TASK STATEMENT » Write out the material again word for word, dropping any images it holds.

═══ RECORDED DATA ═══

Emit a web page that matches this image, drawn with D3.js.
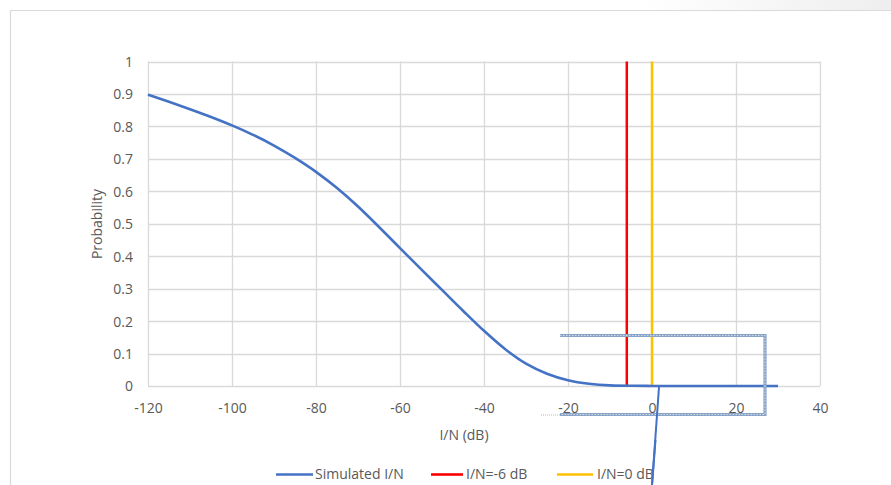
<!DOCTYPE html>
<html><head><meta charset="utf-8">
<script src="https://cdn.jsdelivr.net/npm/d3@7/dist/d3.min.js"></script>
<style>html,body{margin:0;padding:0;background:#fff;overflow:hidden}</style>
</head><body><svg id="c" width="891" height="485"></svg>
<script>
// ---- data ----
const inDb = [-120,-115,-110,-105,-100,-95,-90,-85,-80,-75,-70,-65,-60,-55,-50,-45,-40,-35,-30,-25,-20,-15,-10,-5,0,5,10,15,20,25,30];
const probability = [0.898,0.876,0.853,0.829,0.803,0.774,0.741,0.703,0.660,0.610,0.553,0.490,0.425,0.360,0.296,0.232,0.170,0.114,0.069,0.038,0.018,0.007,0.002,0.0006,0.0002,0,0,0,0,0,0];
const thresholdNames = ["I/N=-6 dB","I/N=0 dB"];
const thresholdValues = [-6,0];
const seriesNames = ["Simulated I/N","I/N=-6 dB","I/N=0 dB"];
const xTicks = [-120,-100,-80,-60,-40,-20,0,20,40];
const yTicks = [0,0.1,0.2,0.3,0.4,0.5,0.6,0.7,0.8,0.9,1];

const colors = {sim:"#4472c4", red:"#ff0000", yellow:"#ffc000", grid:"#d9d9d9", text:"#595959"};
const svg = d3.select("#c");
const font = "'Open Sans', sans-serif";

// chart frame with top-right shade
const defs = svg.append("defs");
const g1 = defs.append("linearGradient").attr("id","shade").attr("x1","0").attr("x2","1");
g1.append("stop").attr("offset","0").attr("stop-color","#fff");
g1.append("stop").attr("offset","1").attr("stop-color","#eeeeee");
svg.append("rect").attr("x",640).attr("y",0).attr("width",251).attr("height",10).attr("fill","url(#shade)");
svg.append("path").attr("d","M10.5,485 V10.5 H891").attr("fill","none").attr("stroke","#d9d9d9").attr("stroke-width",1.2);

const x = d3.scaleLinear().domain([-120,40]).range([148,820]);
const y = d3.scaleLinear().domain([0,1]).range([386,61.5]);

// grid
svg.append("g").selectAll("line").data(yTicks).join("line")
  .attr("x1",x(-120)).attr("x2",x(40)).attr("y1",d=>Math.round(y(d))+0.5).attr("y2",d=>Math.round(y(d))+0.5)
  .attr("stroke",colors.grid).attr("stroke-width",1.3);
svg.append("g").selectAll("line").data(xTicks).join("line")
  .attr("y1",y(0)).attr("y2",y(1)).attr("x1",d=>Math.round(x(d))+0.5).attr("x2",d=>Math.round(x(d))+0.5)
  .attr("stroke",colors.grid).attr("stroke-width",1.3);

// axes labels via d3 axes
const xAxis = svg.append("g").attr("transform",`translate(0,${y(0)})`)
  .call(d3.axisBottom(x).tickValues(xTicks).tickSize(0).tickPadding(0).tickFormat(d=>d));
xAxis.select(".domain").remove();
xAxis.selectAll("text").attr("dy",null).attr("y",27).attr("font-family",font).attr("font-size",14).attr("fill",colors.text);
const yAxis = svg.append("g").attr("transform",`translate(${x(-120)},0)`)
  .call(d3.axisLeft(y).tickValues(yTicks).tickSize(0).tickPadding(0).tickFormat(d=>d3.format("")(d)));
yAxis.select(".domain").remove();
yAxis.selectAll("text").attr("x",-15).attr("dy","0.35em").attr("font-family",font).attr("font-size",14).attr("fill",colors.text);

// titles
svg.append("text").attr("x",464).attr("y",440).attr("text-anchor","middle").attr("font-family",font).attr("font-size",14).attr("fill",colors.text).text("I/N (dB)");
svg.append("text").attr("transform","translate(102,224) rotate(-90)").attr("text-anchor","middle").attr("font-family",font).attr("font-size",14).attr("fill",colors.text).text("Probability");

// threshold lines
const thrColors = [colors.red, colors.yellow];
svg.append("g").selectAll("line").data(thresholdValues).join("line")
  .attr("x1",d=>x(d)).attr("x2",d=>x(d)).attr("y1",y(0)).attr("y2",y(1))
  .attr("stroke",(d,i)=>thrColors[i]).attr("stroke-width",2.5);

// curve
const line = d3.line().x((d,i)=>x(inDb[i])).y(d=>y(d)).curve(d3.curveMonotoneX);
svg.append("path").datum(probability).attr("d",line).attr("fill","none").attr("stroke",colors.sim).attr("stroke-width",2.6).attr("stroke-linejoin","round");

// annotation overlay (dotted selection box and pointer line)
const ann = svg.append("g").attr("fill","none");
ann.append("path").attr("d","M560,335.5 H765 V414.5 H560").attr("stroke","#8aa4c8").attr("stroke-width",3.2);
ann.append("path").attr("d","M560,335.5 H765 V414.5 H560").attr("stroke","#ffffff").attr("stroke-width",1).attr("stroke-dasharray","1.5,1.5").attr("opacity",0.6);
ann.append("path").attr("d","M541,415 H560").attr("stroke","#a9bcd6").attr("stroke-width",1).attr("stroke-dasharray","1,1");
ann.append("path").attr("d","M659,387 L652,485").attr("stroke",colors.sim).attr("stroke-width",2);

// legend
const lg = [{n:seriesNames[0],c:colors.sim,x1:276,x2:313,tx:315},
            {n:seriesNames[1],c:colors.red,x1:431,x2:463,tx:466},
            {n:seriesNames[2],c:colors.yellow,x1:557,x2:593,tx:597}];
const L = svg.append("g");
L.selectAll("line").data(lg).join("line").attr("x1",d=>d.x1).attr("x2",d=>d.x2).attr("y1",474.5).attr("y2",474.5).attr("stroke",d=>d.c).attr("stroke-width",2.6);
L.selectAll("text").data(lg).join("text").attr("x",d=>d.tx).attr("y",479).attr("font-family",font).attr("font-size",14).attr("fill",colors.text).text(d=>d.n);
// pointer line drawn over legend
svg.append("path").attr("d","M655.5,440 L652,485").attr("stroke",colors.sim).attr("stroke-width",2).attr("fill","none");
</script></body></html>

═══

REPLY TO THE TASK »
Emit a web page that matches this image, drawn with D3.js.
<!DOCTYPE html>
<html><head><meta charset="utf-8">
<script src="https://cdn.jsdelivr.net/npm/d3@7/dist/d3.min.js"></script>
<style>html,body{margin:0;padding:0;background:#fff;overflow:hidden}</style>
</head><body><svg id="c" width="891" height="485"></svg>
<script>
// ---- data ----
const inDb = [-120,-115,-110,-105,-100,-95,-90,-85,-80,-75,-70,-65,-60,-55,-50,-45,-40,-35,-30,-25,-20,-15,-10,-5,0,5,10,15,20,25,30];
const probability = [0.898,0.876,0.853,0.829,0.803,0.774,0.741,0.703,0.660,0.610,0.553,0.490,0.425,0.360,0.296,0.232,0.170,0.114,0.069,0.038,0.018,0.007,0.002,0.0006,0.0002,0,0,0,0,0,0];
const thresholdNames = ["I/N=-6 dB","I/N=0 dB"];
const thresholdValues = [-6,0];
const seriesNames = ["Simulated I/N","I/N=-6 dB","I/N=0 dB"];
const xTicks = [-120,-100,-80,-60,-40,-20,0,20,40];
const yTicks = [0,0.1,0.2,0.3,0.4,0.5,0.6,0.7,0.8,0.9,1];

const colors = {sim:"#4472c4", red:"#ff0000", yellow:"#ffc000", grid:"#d9d9d9", text:"#595959"};
const svg = d3.select("#c");
const font = "'Open Sans', sans-serif";

// chart frame with top-right shade
const defs = svg.append("defs");
const g1 = defs.append("linearGradient").attr("id","shade").attr("x1","0").attr("x2","1");
g1.append("stop").attr("offset","0").attr("stop-color","#fff");
g1.append("stop").attr("offset","1").attr("stop-color","#eeeeee");
svg.append("rect").attr("x",640).attr("y",0).attr("width",251).attr("height",10).attr("fill","url(#shade)");
svg.append("path").attr("d","M10.5,485 V10.5 H891").attr("fill","none").attr("stroke","#d9d9d9").attr("stroke-width",1.2);

const x = d3.scaleLinear().domain([-120,40]).range([148,820]);
const y = d3.scaleLinear().domain([0,1]).range([386,61.5]);

// grid
svg.append("g").selectAll("line").data(yTicks).join("line")
  .attr("x1",x(-120)).attr("x2",x(40)).attr("y1",d=>Math.round(y(d))+0.5).attr("y2",d=>Math.round(y(d))+0.5)
  .attr("stroke",colors.grid).attr("stroke-width",1.3);
svg.append("g").selectAll("line").data(xTicks).join("line")
  .attr("y1",y(0)).attr("y2",y(1)).attr("x1",d=>Math.round(x(d))+0.5).attr("x2",d=>Math.round(x(d))+0.5)
  .attr("stroke",colors.grid).attr("stroke-width",1.3);

// axes labels via d3 axes
const xAxis = svg.append("g").attr("transform",`translate(0,${y(0)})`)
  .call(d3.axisBottom(x).tickValues(xTicks).tickSize(0).tickPadding(0).tickFormat(d=>d));
xAxis.select(".domain").remove();
xAxis.selectAll("text").attr("dy",null).attr("y",27).attr("font-family",font).attr("font-size",14).attr("fill",colors.text);
const yAxis = svg.append("g").attr("transform",`translate(${x(-120)},0)`)
  .call(d3.axisLeft(y).tickValues(yTicks).tickSize(0).tickPadding(0).tickFormat(d=>d3.format("")(d)));
yAxis.select(".domain").remove();
yAxis.selectAll("text").attr("x",-15).attr("dy","0.35em").attr("font-family",font).attr("font-size",14).attr("fill",colors.text);

// titles
svg.append("text").attr("x",464).attr("y",440).attr("text-anchor","middle").attr("font-family",font).attr("font-size",14).attr("fill",colors.text).text("I/N (dB)");
svg.append("text").attr("transform","translate(102,224) rotate(-90)").attr("text-anchor","middle").attr("font-family",font).attr("font-size",14).attr("fill",colors.text).text("Probability");

// threshold lines
const thrColors = [colors.red, colors.yellow];
svg.append("g").selectAll("line").data(thresholdValues).join("line")
  .attr("x1",d=>x(d)).attr("x2",d=>x(d)).attr("y1",y(0)).attr("y2",y(1))
  .attr("stroke",(d,i)=>thrColors[i]).attr("stroke-width",2.5);

// curve
const line = d3.line().x((d,i)=>x(inDb[i])).y(d=>y(d)).curve(d3.curveMonotoneX);
svg.append("path").datum(probability).attr("d",line).attr("fill","none").attr("stroke",colors.sim).attr("stroke-width",2.6).attr("stroke-linejoin","round");

// annotation overlay (dotted selection box and pointer line)
const ann = svg.append("g").attr("fill","none");
ann.append("path").attr("d","M560,335.5 H765 V414.5 H560").attr("stroke","#8aa4c8").attr("stroke-width",3.2);
ann.append("path").attr("d","M560,335.5 H765 V414.5 H560").attr("stroke","#ffffff").attr("stroke-width",1).attr("stroke-dasharray","1.5,1.5").attr("opacity",0.6);
ann.append("path").attr("d","M541,415 H560").attr("stroke","#a9bcd6").attr("stroke-width",1).attr("stroke-dasharray","1,1");
ann.append("path").attr("d","M659,387 L652,485").attr("stroke",colors.sim).attr("stroke-width",2);

// legend
const lg = [{n:seriesNames[0],c:colors.sim,x1:276,x2:313,tx:315},
            {n:seriesNames[1],c:colors.red,x1:431,x2:463,tx:466},
            {n:seriesNames[2],c:colors.yellow,x1:557,x2:593,tx:597}];
const L = svg.append("g");
L.selectAll("line").data(lg).join("line").attr("x1",d=>d.x1).attr("x2",d=>d.x2).attr("y1",474.5).attr("y2",474.5).attr("stroke",d=>d.c).attr("stroke-width",2.6);
L.selectAll("text").data(lg).join("text").attr("x",d=>d.tx).attr("y",479).attr("font-family",font).attr("font-size",14).attr("fill",colors.text).text(d=>d.n);
// pointer line drawn over legend
svg.append("path").attr("d","M655.5,440 L652,485").attr("stroke",colors.sim).attr("stroke-width",2).attr("fill","none");
</script></body></html>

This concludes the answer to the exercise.